(Dataset records)
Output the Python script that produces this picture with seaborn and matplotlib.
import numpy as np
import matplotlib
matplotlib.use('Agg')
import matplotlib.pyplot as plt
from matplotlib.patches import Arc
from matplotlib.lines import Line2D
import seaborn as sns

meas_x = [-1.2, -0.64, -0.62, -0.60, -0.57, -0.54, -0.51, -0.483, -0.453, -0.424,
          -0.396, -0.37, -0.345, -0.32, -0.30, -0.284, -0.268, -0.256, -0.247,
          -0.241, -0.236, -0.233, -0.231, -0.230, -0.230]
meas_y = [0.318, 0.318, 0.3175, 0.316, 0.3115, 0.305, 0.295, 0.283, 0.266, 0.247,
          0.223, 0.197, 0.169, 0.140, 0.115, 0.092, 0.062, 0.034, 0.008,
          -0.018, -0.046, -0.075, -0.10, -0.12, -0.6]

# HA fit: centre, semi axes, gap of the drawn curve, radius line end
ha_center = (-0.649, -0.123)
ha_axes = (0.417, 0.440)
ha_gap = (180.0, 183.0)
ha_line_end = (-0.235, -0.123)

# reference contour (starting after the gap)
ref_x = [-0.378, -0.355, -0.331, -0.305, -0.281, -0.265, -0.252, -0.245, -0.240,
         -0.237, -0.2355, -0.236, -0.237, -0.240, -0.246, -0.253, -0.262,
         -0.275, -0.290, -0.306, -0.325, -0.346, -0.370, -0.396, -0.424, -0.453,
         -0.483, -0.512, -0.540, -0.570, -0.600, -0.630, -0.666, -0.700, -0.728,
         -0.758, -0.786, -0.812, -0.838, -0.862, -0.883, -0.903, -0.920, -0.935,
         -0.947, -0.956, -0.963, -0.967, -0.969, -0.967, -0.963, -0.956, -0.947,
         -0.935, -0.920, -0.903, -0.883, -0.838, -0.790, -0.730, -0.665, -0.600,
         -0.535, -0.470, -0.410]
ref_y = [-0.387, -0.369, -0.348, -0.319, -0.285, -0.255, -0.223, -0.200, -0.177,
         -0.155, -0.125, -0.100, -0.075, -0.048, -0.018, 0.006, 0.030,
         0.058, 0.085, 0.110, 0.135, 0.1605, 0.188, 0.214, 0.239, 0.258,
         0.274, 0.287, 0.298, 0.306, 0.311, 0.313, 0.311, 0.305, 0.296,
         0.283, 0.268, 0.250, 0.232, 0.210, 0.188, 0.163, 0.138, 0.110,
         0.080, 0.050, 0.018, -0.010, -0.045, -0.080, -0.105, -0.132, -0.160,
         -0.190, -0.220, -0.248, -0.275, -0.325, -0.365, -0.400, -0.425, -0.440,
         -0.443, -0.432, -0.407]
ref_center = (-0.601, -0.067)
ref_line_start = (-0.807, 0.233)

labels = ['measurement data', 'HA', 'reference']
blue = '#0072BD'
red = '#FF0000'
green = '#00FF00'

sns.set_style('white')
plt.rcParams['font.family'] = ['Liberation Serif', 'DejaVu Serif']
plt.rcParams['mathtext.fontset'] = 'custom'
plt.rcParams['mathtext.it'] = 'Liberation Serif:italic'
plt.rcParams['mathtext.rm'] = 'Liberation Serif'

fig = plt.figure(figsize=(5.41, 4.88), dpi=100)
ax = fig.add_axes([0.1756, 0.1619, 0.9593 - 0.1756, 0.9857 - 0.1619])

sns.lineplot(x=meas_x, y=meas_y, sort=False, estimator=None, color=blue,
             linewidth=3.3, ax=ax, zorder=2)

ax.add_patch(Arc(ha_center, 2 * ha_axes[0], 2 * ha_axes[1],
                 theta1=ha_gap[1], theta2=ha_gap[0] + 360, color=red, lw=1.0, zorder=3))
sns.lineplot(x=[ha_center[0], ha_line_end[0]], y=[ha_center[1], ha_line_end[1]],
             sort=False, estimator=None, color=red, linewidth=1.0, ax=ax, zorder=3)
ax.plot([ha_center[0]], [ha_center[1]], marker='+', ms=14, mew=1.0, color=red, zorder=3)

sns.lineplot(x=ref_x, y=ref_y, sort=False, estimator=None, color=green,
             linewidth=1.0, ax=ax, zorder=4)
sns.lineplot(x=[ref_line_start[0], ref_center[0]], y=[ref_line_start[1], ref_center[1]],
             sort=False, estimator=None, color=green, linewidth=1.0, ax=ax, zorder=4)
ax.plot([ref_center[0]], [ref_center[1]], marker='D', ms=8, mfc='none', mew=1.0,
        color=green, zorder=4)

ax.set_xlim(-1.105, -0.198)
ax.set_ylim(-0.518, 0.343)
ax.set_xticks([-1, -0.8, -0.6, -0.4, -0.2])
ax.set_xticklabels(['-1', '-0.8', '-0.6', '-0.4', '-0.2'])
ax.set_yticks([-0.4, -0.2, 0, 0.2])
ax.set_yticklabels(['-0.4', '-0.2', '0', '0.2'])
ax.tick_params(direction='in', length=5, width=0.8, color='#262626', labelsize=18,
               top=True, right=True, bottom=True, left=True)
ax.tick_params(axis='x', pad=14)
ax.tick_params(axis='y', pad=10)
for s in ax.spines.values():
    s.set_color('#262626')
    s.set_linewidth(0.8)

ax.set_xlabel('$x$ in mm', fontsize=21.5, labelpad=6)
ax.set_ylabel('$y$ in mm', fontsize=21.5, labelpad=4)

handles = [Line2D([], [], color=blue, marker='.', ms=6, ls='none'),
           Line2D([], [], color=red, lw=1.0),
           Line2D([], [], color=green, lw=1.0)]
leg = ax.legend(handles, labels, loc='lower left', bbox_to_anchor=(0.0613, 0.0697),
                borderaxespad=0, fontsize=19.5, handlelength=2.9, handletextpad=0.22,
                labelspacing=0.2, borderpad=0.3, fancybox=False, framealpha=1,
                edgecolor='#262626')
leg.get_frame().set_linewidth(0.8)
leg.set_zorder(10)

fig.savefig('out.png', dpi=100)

...

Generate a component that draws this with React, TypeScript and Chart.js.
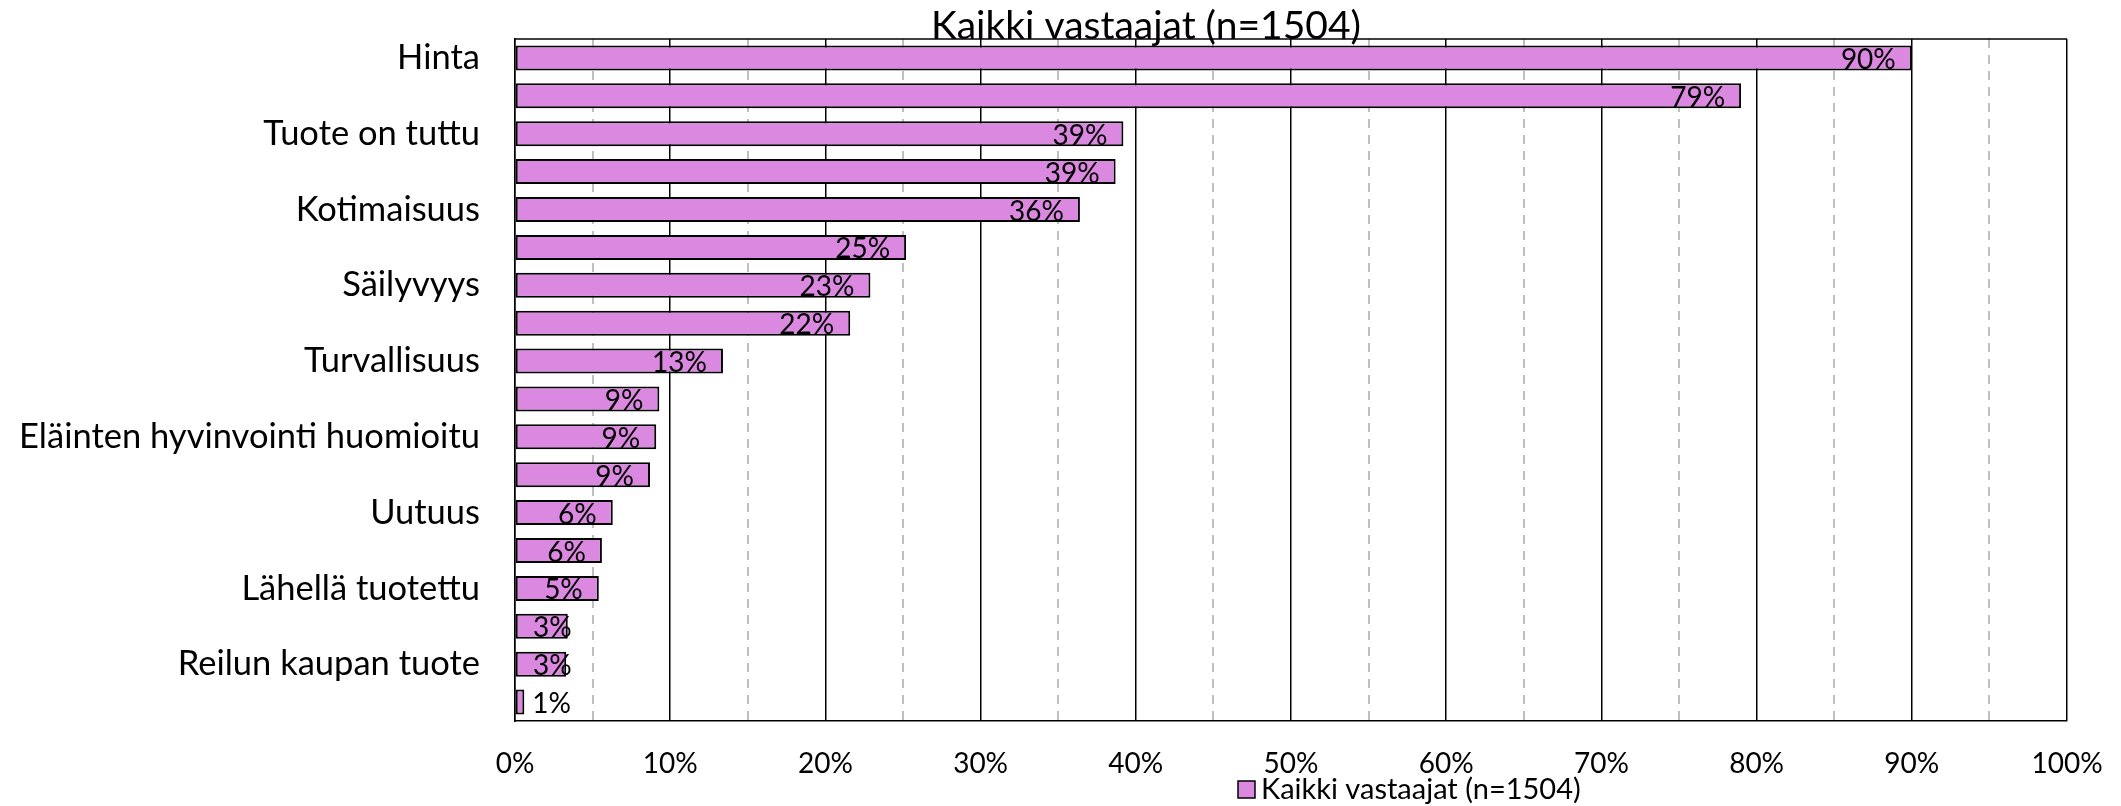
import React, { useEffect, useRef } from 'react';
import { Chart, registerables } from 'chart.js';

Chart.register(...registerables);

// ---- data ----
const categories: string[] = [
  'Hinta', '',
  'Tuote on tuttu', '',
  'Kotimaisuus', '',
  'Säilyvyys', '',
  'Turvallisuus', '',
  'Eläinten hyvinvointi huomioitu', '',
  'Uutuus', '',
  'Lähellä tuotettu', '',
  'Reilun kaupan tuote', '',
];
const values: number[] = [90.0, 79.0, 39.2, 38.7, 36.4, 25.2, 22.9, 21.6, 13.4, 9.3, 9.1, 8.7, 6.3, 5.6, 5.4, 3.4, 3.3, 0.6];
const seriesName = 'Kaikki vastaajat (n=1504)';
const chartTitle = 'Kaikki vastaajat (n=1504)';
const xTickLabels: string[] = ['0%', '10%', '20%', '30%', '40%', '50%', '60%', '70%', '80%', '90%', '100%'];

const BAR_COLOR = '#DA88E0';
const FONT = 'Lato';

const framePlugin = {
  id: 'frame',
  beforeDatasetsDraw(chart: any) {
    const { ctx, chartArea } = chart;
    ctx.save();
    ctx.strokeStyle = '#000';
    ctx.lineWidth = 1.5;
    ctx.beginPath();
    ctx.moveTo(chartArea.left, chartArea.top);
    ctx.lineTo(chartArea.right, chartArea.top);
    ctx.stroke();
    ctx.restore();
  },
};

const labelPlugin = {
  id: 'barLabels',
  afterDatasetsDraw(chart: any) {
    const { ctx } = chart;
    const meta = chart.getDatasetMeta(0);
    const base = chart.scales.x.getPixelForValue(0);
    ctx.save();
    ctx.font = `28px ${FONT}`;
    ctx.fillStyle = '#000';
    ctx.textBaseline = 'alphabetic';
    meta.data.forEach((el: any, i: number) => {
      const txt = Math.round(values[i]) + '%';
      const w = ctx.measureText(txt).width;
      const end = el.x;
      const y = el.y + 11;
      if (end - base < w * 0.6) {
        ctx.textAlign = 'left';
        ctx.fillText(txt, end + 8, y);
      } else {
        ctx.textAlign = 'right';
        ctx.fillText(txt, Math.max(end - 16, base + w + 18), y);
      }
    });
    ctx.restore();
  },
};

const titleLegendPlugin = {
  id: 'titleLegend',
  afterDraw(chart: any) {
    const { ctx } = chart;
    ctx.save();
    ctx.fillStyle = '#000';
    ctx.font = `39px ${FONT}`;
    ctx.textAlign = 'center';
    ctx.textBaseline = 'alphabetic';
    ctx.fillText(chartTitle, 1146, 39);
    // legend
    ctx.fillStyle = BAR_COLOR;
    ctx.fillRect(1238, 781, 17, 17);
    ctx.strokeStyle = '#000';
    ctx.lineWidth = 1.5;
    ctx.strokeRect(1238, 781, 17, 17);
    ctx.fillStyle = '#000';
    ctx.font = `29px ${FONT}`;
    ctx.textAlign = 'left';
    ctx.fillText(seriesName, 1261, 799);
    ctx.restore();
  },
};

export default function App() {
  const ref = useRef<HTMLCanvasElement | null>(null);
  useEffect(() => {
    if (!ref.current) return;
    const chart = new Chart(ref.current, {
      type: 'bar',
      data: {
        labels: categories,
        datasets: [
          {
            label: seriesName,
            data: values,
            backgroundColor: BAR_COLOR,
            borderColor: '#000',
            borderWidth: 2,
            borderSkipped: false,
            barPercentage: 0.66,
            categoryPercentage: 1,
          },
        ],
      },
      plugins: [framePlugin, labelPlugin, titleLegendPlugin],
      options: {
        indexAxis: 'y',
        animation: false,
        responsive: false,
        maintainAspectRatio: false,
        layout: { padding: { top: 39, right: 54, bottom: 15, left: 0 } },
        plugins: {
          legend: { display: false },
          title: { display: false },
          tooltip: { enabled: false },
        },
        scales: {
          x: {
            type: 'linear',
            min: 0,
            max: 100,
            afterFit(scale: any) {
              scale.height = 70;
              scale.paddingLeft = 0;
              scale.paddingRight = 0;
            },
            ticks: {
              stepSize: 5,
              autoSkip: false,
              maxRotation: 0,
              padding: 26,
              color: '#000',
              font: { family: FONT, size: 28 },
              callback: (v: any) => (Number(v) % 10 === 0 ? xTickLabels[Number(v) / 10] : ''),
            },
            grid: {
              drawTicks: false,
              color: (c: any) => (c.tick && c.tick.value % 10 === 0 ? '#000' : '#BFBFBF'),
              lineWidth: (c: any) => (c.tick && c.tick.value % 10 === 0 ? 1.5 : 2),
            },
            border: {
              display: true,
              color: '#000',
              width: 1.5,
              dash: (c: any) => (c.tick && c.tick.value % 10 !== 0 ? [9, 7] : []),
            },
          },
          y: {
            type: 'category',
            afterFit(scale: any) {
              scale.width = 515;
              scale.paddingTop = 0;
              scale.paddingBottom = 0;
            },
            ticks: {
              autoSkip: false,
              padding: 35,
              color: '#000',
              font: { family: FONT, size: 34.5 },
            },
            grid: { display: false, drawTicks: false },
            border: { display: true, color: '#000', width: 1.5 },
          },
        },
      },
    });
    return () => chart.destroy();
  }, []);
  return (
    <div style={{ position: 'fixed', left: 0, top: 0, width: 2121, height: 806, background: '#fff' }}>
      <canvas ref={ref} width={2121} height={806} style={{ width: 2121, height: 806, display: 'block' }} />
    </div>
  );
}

==

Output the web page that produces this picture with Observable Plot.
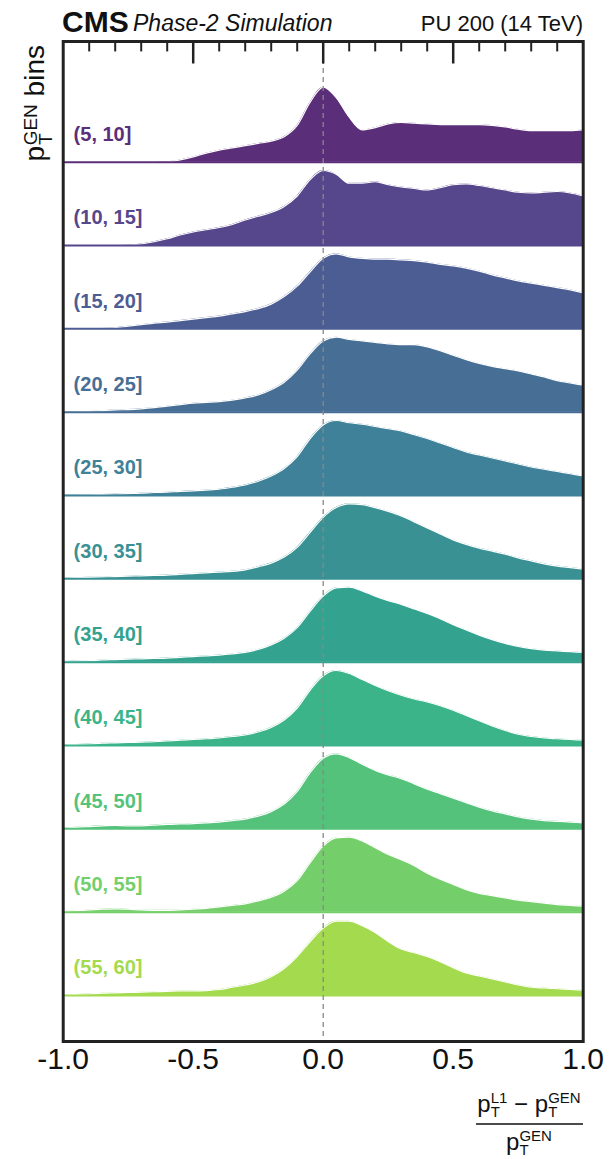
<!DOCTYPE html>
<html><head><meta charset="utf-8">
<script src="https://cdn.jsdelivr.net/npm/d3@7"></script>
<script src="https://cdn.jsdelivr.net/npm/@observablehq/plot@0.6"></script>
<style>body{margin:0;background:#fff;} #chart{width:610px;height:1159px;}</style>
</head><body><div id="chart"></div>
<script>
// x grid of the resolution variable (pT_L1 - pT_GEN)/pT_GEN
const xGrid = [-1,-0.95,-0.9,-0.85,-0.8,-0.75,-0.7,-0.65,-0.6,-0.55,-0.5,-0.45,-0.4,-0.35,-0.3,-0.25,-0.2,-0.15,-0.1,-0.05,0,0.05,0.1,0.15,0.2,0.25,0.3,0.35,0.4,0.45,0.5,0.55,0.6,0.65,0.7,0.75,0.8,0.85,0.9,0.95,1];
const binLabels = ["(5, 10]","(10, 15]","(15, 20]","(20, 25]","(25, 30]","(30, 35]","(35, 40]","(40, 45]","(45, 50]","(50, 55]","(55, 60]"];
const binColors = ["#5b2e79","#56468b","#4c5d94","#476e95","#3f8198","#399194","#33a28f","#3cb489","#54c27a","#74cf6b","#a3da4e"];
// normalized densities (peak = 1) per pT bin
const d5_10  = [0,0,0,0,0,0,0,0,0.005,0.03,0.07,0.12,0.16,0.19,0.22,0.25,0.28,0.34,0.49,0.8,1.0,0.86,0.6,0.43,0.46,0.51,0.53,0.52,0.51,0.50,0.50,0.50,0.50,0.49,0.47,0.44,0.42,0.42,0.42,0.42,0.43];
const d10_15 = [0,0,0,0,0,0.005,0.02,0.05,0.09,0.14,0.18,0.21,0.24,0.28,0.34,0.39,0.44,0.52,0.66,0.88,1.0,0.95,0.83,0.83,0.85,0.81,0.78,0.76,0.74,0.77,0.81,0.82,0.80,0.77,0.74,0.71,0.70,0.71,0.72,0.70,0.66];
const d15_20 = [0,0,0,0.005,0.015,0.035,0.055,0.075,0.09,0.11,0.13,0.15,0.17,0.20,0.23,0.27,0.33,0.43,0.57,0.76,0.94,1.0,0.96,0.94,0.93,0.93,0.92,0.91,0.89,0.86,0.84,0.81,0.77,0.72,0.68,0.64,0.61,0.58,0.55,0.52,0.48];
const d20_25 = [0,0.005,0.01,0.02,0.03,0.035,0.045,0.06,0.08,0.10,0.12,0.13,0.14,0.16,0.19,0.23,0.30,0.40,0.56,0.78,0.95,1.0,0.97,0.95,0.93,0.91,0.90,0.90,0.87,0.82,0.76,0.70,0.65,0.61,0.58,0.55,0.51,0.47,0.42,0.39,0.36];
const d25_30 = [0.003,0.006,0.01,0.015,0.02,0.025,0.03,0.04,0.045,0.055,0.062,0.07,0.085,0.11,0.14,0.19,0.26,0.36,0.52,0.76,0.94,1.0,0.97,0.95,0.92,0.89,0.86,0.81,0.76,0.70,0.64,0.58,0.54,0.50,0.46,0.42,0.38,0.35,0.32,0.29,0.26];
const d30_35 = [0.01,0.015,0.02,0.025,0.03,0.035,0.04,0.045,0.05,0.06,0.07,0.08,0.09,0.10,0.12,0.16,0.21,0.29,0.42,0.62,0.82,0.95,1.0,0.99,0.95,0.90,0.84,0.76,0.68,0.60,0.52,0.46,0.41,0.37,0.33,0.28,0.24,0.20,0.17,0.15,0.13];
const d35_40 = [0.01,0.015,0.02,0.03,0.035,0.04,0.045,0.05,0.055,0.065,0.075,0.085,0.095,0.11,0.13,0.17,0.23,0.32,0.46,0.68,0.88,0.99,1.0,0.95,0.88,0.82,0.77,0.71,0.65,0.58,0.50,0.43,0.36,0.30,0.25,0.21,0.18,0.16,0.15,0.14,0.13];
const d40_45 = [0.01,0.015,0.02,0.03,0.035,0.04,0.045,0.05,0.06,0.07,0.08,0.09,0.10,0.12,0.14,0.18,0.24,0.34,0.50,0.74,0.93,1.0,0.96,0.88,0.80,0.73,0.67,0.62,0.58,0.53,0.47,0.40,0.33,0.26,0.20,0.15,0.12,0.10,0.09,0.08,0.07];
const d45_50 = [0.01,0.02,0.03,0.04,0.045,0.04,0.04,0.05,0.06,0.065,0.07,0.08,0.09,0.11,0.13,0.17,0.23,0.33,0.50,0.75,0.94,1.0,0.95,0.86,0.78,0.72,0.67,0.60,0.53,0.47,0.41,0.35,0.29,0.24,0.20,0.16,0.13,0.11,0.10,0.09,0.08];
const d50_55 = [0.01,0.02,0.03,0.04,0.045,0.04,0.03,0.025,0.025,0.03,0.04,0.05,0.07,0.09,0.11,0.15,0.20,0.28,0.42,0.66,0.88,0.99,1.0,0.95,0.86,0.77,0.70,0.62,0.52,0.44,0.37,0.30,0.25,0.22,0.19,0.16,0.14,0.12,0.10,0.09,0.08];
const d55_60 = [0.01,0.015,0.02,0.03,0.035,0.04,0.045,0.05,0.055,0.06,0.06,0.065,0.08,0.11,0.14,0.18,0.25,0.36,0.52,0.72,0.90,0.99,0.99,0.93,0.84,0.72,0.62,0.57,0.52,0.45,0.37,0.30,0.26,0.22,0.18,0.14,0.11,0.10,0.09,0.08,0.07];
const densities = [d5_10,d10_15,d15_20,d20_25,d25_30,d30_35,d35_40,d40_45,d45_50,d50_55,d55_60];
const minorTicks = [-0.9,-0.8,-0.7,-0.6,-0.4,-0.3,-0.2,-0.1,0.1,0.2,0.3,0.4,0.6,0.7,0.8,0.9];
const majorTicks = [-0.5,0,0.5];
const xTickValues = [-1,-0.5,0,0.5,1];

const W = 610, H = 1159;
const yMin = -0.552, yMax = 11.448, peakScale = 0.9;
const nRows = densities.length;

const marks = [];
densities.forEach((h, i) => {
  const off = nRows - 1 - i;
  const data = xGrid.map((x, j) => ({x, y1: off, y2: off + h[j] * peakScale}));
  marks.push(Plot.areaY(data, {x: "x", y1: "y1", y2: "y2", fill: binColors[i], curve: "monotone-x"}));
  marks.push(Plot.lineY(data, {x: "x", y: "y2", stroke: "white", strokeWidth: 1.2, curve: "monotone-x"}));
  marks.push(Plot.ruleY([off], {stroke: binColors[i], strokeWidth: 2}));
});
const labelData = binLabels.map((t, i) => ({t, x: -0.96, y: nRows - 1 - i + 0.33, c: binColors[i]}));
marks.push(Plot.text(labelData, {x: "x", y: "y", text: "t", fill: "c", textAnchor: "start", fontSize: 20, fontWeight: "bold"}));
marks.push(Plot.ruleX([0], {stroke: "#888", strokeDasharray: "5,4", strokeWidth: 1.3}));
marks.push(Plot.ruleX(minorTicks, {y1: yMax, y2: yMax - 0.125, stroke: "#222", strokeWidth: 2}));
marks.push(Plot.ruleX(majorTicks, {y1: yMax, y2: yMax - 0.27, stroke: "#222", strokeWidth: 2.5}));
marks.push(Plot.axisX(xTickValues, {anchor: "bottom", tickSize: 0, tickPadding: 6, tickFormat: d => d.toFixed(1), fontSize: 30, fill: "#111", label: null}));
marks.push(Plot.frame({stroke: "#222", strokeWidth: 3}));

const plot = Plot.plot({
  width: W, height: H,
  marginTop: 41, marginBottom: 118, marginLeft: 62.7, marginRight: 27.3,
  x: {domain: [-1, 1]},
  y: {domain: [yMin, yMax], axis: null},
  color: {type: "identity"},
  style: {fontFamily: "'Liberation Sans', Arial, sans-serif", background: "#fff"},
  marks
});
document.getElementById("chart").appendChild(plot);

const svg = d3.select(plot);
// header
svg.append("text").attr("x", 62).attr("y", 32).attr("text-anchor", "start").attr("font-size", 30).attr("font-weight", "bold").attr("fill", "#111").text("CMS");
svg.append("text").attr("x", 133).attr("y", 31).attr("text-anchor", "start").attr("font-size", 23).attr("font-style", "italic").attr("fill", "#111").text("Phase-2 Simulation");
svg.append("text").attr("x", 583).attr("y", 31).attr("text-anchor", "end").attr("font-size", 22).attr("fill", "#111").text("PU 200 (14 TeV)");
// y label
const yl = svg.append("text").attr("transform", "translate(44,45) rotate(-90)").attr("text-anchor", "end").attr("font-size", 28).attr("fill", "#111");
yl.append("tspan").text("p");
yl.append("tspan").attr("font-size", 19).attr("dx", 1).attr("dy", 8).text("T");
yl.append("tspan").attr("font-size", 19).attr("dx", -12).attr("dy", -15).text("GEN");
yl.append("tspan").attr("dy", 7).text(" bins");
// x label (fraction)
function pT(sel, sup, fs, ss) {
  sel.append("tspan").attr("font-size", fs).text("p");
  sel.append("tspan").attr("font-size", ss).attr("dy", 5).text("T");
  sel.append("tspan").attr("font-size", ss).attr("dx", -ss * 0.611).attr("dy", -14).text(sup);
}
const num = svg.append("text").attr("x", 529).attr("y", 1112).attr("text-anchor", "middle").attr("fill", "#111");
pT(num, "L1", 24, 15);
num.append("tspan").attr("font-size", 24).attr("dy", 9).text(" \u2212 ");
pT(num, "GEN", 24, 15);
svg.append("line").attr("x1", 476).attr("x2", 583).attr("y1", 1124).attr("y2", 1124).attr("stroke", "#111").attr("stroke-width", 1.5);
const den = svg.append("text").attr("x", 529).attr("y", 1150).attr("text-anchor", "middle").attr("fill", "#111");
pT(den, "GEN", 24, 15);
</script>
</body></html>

YOUR GOAL:
Only the lines from the one holding "Output the Python" through the one holding "ha_line_end = (-0.235, -0.123)" are wanted; retype them exactly.

SOLUTION TO THE EXERCISE:
Output the Python script that produces this picture with seaborn and matplotlib.
import numpy as np
import matplotlib
matplotlib.use('Agg')
import matplotlib.pyplot as plt
from matplotlib.patches import Arc
from matplotlib.lines import Line2D
import seaborn as sns

meas_x = [-1.2, -0.64, -0.62, -0.60, -0.57, -0.54, -0.51, -0.483, -0.453, -0.424,
          -0.396, -0.37, -0.345, -0.32, -0.30, -0.284, -0.268, -0.256, -0.247,
          -0.241, -0.236, -0.233, -0.231, -0.230, -0.230]
meas_y = [0.318, 0.318, 0.3175, 0.316, 0.3115, 0.305, 0.295, 0.283, 0.266, 0.247,
          0.223, 0.197, 0.169, 0.140, 0.115, 0.092, 0.062, 0.034, 0.008,
          -0.018, -0.046, -0.075, -0.10, -0.12, -0.6]

# HA fit: centre, semi axes, gap of the drawn curve, radius line end
ha_center = (-0.649, -0.123)
ha_axes = (0.417, 0.440)
ha_gap = (180.0, 183.0)
ha_line_end = (-0.235, -0.123)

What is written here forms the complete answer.